• **Task goal**
Scan the data for "matplotlib" and copy the lines it appears in.

• **Information shown**
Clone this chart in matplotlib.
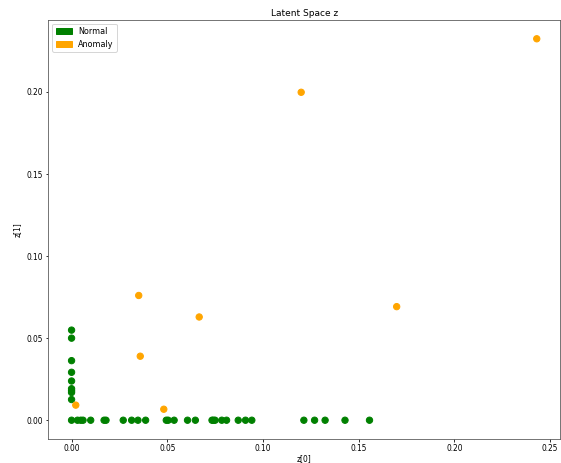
import matplotlib
matplotlib.use("Agg")
import matplotlib.pyplot as plt
import matplotlib.patches as mpatches

# Normal points (green)
normal_x = [0.0, 0.0, 0.0, 0.0, 0.0, 0.0, 0.0, 0.0, 0.0, 0.0,
            0.0031, 0.0048, 0.006, 0.01, 0.017, 0.018, 0.027, 0.0314, 0.0347, 0.0387,
            0.0495, 0.0505, 0.0536, 0.0606, 0.0647, 0.0734, 0.0741, 0.075, 0.0785, 0.081,
            0.0871, 0.0909, 0.0942, 0.1214, 0.127, 0.1325, 0.1429, 0.1557]
normal_y = [0.0549, 0.05, 0.0363, 0.0292, 0.0239, 0.0192, 0.018, 0.0169, 0.0126, 0.0,
            0.0, 0.0, 0.0, 0.0, 0.0, 0.0, 0.0, 0.0, 0.0, 0.0,
            0.0, 0.0, 0.0, 0.0, 0.0, 0.0, 0.0, 0.0, 0.0, 0.0,
            0.0, 0.0, 0.0, 0.0, 0.0, 0.0, 0.0, 0.0]

# Anomaly points (orange)
anomaly_x = [0.0022, 0.0359, 0.0482, 0.0351, 0.0667, 0.1699, 0.12, 0.2431]
anomaly_y = [0.0092, 0.039, 0.0067, 0.076, 0.0629, 0.0692, 0.1998, 0.2324]

# picture looks like a downscaled notebook figure, so shrink everything
plt.rcParams["font.size"] = 7.5
plt.rcParams["axes.titlesize"] = 9
plt.rcParams["legend.fontsize"] = 8
plt.rcParams["xtick.major.size"] = 2.5
plt.rcParams["ytick.major.size"] = 2.5
plt.rcParams["xtick.major.pad"] = 2.5
plt.rcParams["ytick.major.pad"] = 2.5
plt.rcParams["axes.edgecolor"] = "#555555"

fig = plt.figure(figsize=(561 / 72, 463 / 72), dpi=72)
ax = fig.add_axes([48.3 / 561, (463 - 439.3) / 463, (560 - 48.3) / 561, (439.3 - 19.7) / 463])

x_all = normal_x + anomaly_x
y_all = normal_y + anomaly_y
colors = ["green"] * len(normal_x) + ["orange"] * len(anomaly_x)
ax.scatter(x_all, y_all, c=colors, s=40)

ax.set_title("Latent Space z", pad=4)
ax.set_xlabel("z[0]", labelpad=0.5)
ax.set_ylabel("z[1]", labelpad=5)
ax.set_xticks([0.0, 0.05, 0.10, 0.15, 0.20, 0.25])
ax.set_yticks([0.0, 0.05, 0.10, 0.15, 0.20])

normal_patch = mpatches.Patch(color="green", label="Normal")
anomaly_patch = mpatches.Patch(color="orange", label="Anomaly")
ax.legend(handles=[normal_patch, anomaly_patch], loc="upper left")

fig.savefig("out.png", dpi=72)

• **Answer to the problem**
Clone this chart in matplotlib.
import matplotlib
matplotlib.use("Agg")
import matplotlib.pyplot as plt
import matplotlib.patches as mpatches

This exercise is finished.